2. L’effet de meute. J’ai déjà, dans ma vie, eu l’occasion de faire face à des assemblées houleuses ou hostiles. Mais il m’aura fallu attendre cette circonstance – et la présentation de mon film à Berlin – pour découvrir ce spectacle, au demeurant cocasse : un rassemblement, non de militants, mais de journalistes chauffés à blanc par une camarilla parisienne – et se comportant, pour le coup, en vulgaires provocateurs de meeting. Il paraît que le procédé n’est pas neuf et qu’il y a des précédents fameux de festivals où des réalisateurs furent interdits de parole par ceux-là mêmes qui venaient, en principe, solliciter ladite parole. L’ancienneté de la méthode ne m’empêche pas de la trouver étrange. Ni sa récurrence de demander : qui abdique sa fonction – l’auteur qui vient se soumettre à la question critique ou la critique qui s’y dérobe ? qui escamote le geste critique, l’enjambe, etc. : le cinéaste ou les professionnels en chaleur qui font passer l’esprit de lynchage avant le devoir de médiation ?

3. Une conception policière du fonctionnement de leurs propres journaux. Le cinéma est un art populaire. Alain Delon est, dans cet art, une star populaire par excellence. Et il était donc naturel – encore que préoccupant, mais c’est une autre affaire – de voir des magazines rivaliser d’empressement, se prendre de vitesse, surenchérir parfois, pour interroger mon acteur principal, le photographier, lui consacrer leur couverture, l’afficher, etc. (phénomène qui, soit dit en passant, se produisait au même moment, et dans les mêmes proportions, avec Woody Allen, puis avec les vedettes du film de Berri). Mais la « critique », là non plus, et s’agissant de moi, ne l’a pas entendu de la même oreille. Derrière chacune des apparitions d’Alain Delon, elle voyait une main diabolique (la mienne). Derrière chacune de ses prestations, elle voyait une démission (celle de leur propre journal, instrumentalisé par ma toute-puissante malignité). Et elle a mobilisé des trésors d’imagination pour reconstituer le système d’influences occultes qui m’auraient permis d’imposer ce que leurs supports désiraient. C’était me faire beaucoup d’honneur. Mais c’était, surtout, se faire une idée bien misérable d’eux-mêmes, de leurs journaux et de la presse en général. Arrogance et masochisme. Bizarrerie d’une société du spectacle qui renverse les rôles et veut se croire manipulée par ceux-là mêmes qu’elle sollicite et dévore.
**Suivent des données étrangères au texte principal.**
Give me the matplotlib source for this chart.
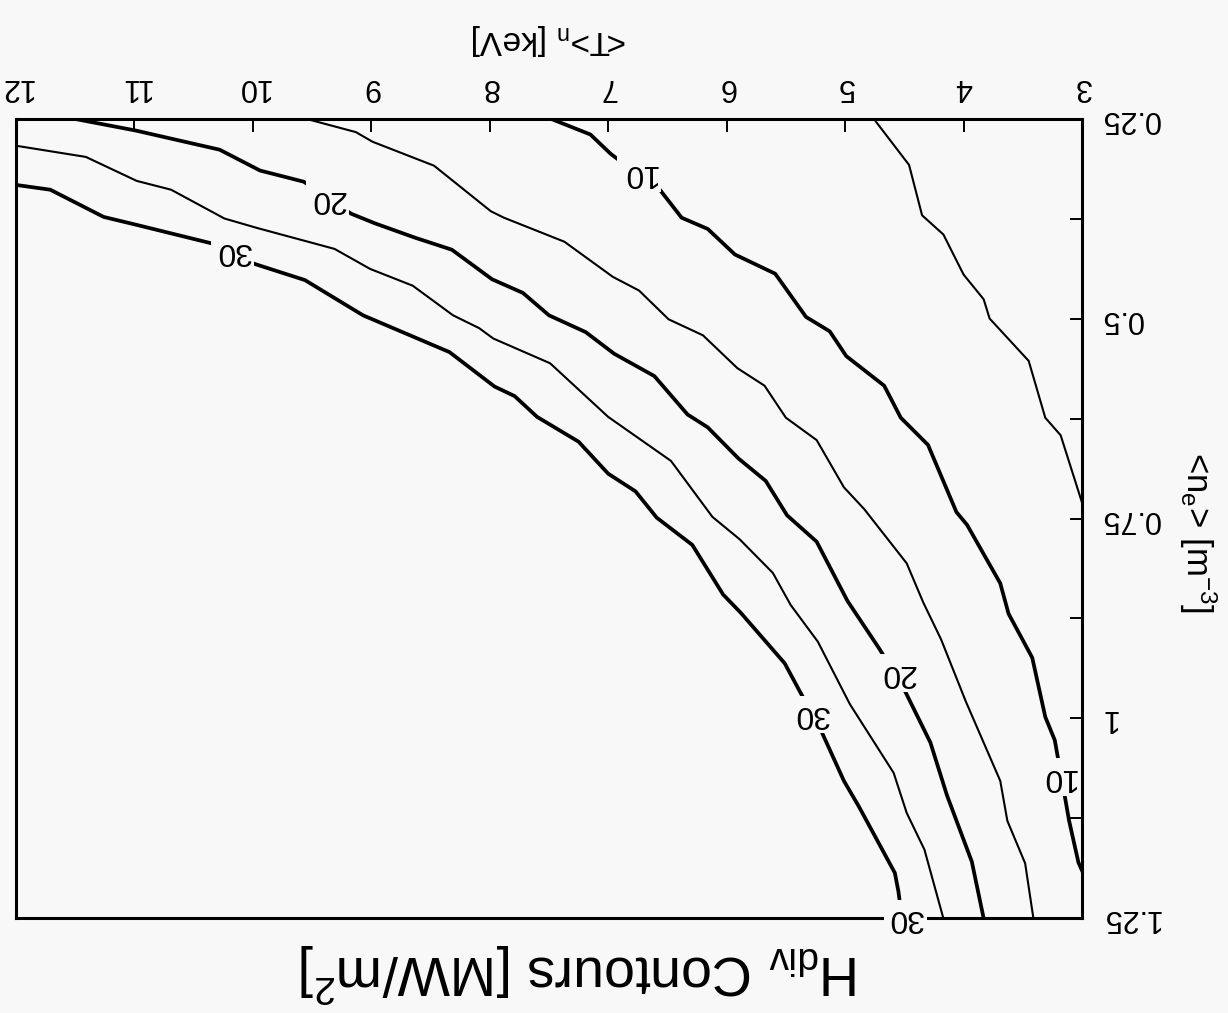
"""
Divertor heat-flux contours H_div [MW/m^2] over the (<n_e>, <T>_n) plane.
The sheet is laid out turned by 180 degrees, so both axes run backwards
and every piece of text is rotated half a turn.
"""

import matplotlib
matplotlib.use("Agg")
import matplotlib.pyplot as plt

plt.rcParams["font.family"] = ["Liberation Sans", "DejaVu Sans"]
plt.rcParams["mathtext.fontset"] = "custom"
plt.rcParams["mathtext.rm"] = "Liberation Sans"
plt.rcParams["mathtext.it"] = "Liberation Sans:italic"

PAPER = "#f8f8f8"

# ── contour paths: temperature <T>_n [keV] and density <n_e> ─────────────────
h05_T = [4.76, 4.46, 4.35, 4.17, 4.00, 3.83, 3.78, 3.45, 3.31, 3.18, 3.00]
h05_n = [0.250, 0.308, 0.371, 0.395, 0.445, 0.476, 0.500, 0.553, 0.624, 0.646, 0.730]

h10_T = [7.49, 7.15, 6.98, 6.90, 6.59, 6.38, 6.16, 5.93, 5.59, 5.33,
         5.13, 4.99, 4.67, 4.53, 4.30, 4.06, 3.97, 3.69, 3.62, 3.42,
         3.31, 3.23, 3.15, 3.11, 3.03, 3.00]
h10_n = [0.250, 0.270, 0.294, 0.303, 0.334, 0.374, 0.388, 0.420, 0.444, 0.498,
         0.516, 0.547, 0.584, 0.624, 0.658, 0.742, 0.758, 0.831, 0.869, 0.924,
         0.998, 1.027, 1.093, 1.127, 1.180, 1.190]

h15_T = [9.56, 9.13, 8.99, 8.47, 7.99, 7.88, 7.37, 6.96, 6.74, 6.49,
         6.20, 5.91, 5.68, 5.50, 5.24, 5.01, 4.84, 4.48, 4.34, 4.19,
         3.98, 3.69, 3.63, 3.48, 3.41]
h15_n = [0.250, 0.267, 0.279, 0.309, 0.366, 0.374, 0.404, 0.448, 0.465, 0.501,
         0.521, 0.562, 0.584, 0.624, 0.652, 0.711, 0.738, 0.806, 0.855, 0.901,
         0.979, 1.078, 1.128, 1.181, 1.250]

h20_T = [11.52, 10.99, 10.28, 9.94, 9.57, 9.17, 8.97, 8.63, 8.32, 7.98,
         7.72, 7.50, 7.19, 6.95, 6.61, 6.33, 6.16, 5.90, 5.67, 5.49,
         5.24, 4.98, 4.89, 4.71, 4.50, 4.28, 4.14, 3.93, 3.83]
h20_n = [0.250, 0.265, 0.289, 0.315, 0.329, 0.369, 0.381, 0.399, 0.414, 0.451,
         0.468, 0.496, 0.517, 0.544, 0.572, 0.620, 0.636, 0.675, 0.703, 0.746,
         0.779, 0.853, 0.873, 0.913, 0.964, 1.030, 1.096, 1.179, 1.250]

h25_T = [12.00, 11.41, 10.98, 10.69, 10.24, 9.96, 9.31, 9.01, 8.65, 8.31,
         8.09, 7.97, 7.49, 7.00, 6.47, 6.12, 5.89, 5.61, 5.46, 5.23,
         4.96, 4.59, 4.48, 4.33, 4.17]
h25_n = [0.284, 0.298, 0.328, 0.339, 0.375, 0.387, 0.413, 0.438, 0.459, 0.496,
         0.512, 0.525, 0.556, 0.623, 0.678, 0.748, 0.776, 0.818, 0.858, 0.904,
         0.982, 1.068, 1.118, 1.164, 1.250]

h30_T = [12.00, 11.71, 11.26, 10.98, 10.35, 9.98, 9.56, 9.07, 8.34, 7.96,
         7.79, 7.60, 7.25, 7.00, 6.77, 6.59, 6.29, 6.03, 5.88, 5.51,
         5.39, 5.20, 5.01, 4.88, 4.58, 4.55, 4.52]
h30_n = [0.333, 0.339, 0.373, 0.383, 0.406, 0.432, 0.452, 0.496, 0.542, 0.585,
         0.597, 0.623, 0.654, 0.694, 0.716, 0.749, 0.783, 0.845, 0.868, 0.931,
         0.964, 1.016, 1.078, 1.111, 1.193, 1.216, 1.250]

levels = [5, 10, 15, 20, 25, 30]
paths_T = [h05_T, h10_T, h15_T, h20_T, h25_T, h30_T]
paths_n = [h05_n, h10_n, h15_n, h20_n, h25_n, h30_n]
labelled_levels = [10, 20, 30]

# inline label spots (T, n_e) for the labelled contours
label_spots = {
    10: [(6.74, 0.318), (3.20, 1.073)],
    20: [(9.37, 0.351), (4.56, 0.943)],
    30: [(10.17, 0.416), (5.29, 0.995), (4.49, 1.250)],
}

# ── axes ticks ───────────────────────────────────────────────────────────────
t_ticks = [3, 4, 5, 6, 7, 8, 9, 10, 11, 12]
t_tick_labels = ["3", "4", "5", "6", "7", "8", "9", "10", "11", "12"]
ne_ticks = [0.25, 0.5, 0.75, 1.0, 1.25]
ne_tick_labels = ["0.25", "0.5", "0.75", "1", "1.25"]
ne_minor = [0.375, 0.625, 0.875, 1.125]

fig = plt.figure(figsize=(12.28, 10.13), dpi=100, facecolor=PAPER)
ax = fig.add_axes([0.013, 0.0933, 0.8681, 0.7897], facecolor=PAPER)

for lev, T, n in zip(levels, paths_T, paths_n):
    lw = 2.7 if lev in labelled_levels else 1.5
    ax.plot(T, n, color="black", lw=lw, solid_joinstyle="round", zorder=3)

for lev, spots in label_spots.items():
    for T, n in spots:
        ax.text(T, n, str(lev), rotation=180, ha="center", va="center",
                fontsize=23, zorder=6, clip_on=False,
                bbox=dict(boxstyle="square,pad=0.12", fc=PAPER, ec="none"))

# both axes run backwards (sheet turned upside down)
ax.set_xlim(12, 3)
ax.set_ylim(1.25, 0.25)

ax.xaxis.tick_top()
ax.yaxis.tick_right()
ax.set_xticks(t_ticks)
ax.set_xticklabels(t_tick_labels)
ax.set_yticks(ne_ticks)
ax.set_yticklabels(ne_tick_labels)
ax.set_yticks(ne_minor, minor=True)
ax.tick_params(axis="both", which="both", direction="in", length=9,
               width=1.4, color="black")
ax.tick_params(axis="x", labelsize=22, pad=12, labelrotation=180)
ax.tick_params(axis="y", labelsize=22, pad=13, labelrotation=180)
for lab in ax.get_yticklabels():
    lab.set_va("center")

for side in ax.spines.values():
    side.set_linewidth(2.2)
    side.set_zorder(4)

ax.xaxis.set_label_position("top")
ax.set_xlabel(r"<T>$_\mathrm{n}$ [keV]", fontsize=24, rotation=180,
              ha="center", va="center")
ax.xaxis.set_label_coords(0.5, 1.099)

ax.yaxis.set_label_position("right")
ax.set_ylabel(r"<n$_\mathrm{e}$> [m$^{-3}$]", fontsize=25, rotation=270,
              ha="center", va="center", rotation_mode="default")
ax.yaxis.set_label_coords(1.109, 0.482)

ax.text(0.529, -0.068, r"H$_\mathrm{div}$ Contours [MW/m$^2$]",
        transform=ax.transAxes, rotation=180, ha="center", va="center",
        fontsize=40)

fig.savefig("out.png", dpi=100, facecolor=PAPER)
Bizarre époque…

Je pourrais évoquer encore la pratique – spectaculaire pour qui vient de la littérature – de la critique ad hominem. Je pourrais demander réparation, à certains, de la bassesse avec laquelle ils ont cru devoir traiter tel ou telle de mes proches. Je devrais m’étonner aussi du puritanisme – réel ou feint, je ne sais – des nigauds qui, après Godard et Karina, Rossellini et Bergman, Gary et Jean Seberg (j’en passe évidemment, car c’est toute l’histoire du cinéma qu’il faudrait pouvoir passer en revue), en sont encore à s’émouvoir qu’un auteur puisse filmer et diriger sa propre femme. Mais peu importe. Devant tant d’inconséquence, je me contenterai de dire ma nostalgie d’un âge où régnaient les Serge Daney, les Jean-Louis Bory, les Jean Douchet – ces cinéphiles authentiques pour qui la critique, même sévère, était d’abord un « art d’aimer ». Un art qui ne sait plus aimer est, toujours, un art condamné. Un genre qui, n’ayant plus le pouvoir de remplir les salles, se console en les vidant est un genre à l’agonie. Je ne lui aurais pas consacré cette chronique s’il ne s’agissait que de moi. Je pense à tous ceux dont le cinéma est la vie et qui sont, pour quelques années encore, soumis à son verdict.